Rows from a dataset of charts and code
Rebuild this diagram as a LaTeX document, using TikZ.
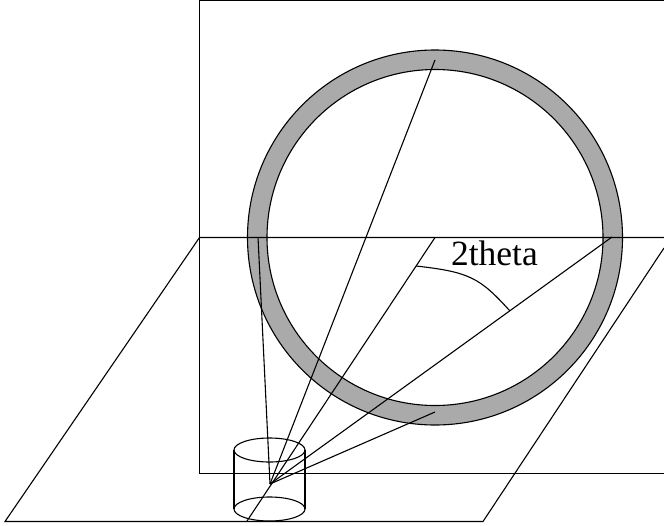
\documentclass[tikz,border=0pt]{standalone}
\usepackage{fontspec}
\setmainfont{Liberation Serif}
\usetikzlibrary{positioning}
\definecolor{ringgray}{RGB}{170, 170, 170}

\begin{document}
\begin{tikzpicture}[x=1pt, y=-1pt, line width=1.1pt]
            \useasboundingbox (0,0) rectangle (664,525);
            \coordinate (apex) at (270,484);
            \coordinate (center) at (435,237.5);

            % detector and sample plane
            \draw (664,0.8) -- (199.5,0.8) -- (199.5,473.5) -- (664,473.5);
            \draw[even odd rule, fill=ringgray] (center) circle[radius=187.5] (center) circle[radius=168];
            \draw (664,237.5) -- (199.5,237.5) -- (5,521.5) -- (483,521.5) -- (664,248);

            % cylinder
            \draw (234,450) -- (234,509);
            \draw (305,450) -- (305,509);
            \draw (269.5,450) ellipse[x radius=35.5, y radius=12];
            \draw (269.5,509) ellipse[x radius=35.5, y radius=12];

            % rays
            \coordinate (ray1) at (435,60);
            \coordinate (ray2) at (258,237);
            \coordinate (ray3) at (612,237);
            \coordinate (ray4) at (435,412);
            \coordinate (beam) at (247,521);
            \foreach \r in {ray1, ray2, ray3, ray4} {
                \draw (apex) -- (\r);
            }
            \draw (beam) -- (center);

            % angle
            \coordinate (arcstart) at (416,266);
            \coordinate (arcend) at (510,311);
            \draw (arcstart) .. controls (470,272) and (480,278) .. (arcend);
            \node[inner sep=0pt, anchor=base west, font=\fontsize{35.5}{35.5}\selectfont] (angle) at (450.5,265) {2theta};
        \end{tikzpicture}
\end{document}
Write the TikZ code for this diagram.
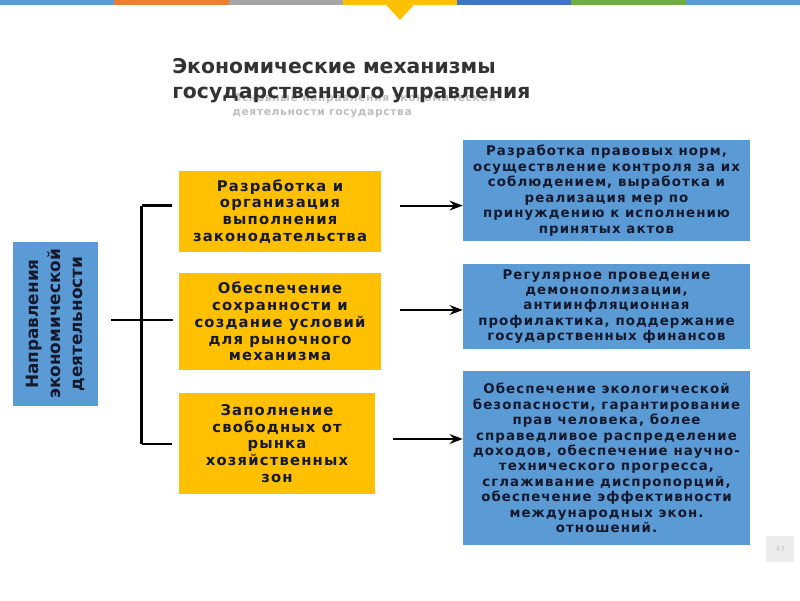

__DIRECTIONS__
Give again, exactly, the lines from the start of the data through the one holding "(483,521.5) -- (664,248);"; omit the pictures.

__WRITTEN SOLUTION__
Rebuild this diagram as a LaTeX document, using TikZ.
\documentclass[tikz,border=0pt]{standalone}
\usepackage{fontspec}
\setmainfont{Liberation Serif}
\usetikzlibrary{positioning}
\definecolor{ringgray}{RGB}{170, 170, 170}

\begin{document}
\begin{tikzpicture}[x=1pt, y=-1pt, line width=1.1pt]
            \useasboundingbox (0,0) rectangle (664,525);
            \coordinate (apex) at (270,484);
            \coordinate (center) at (435,237.5);

            % detector and sample plane
            \draw (664,0.8) -- (199.5,0.8) -- (199.5,473.5) -- (664,473.5);
            \draw[even odd rule, fill=ringgray] (center) circle[radius=187.5] (center) circle[radius=168];
            \draw (664,237.5) -- (199.5,237.5) -- (5,521.5) -- (483,521.5) -- (664,248);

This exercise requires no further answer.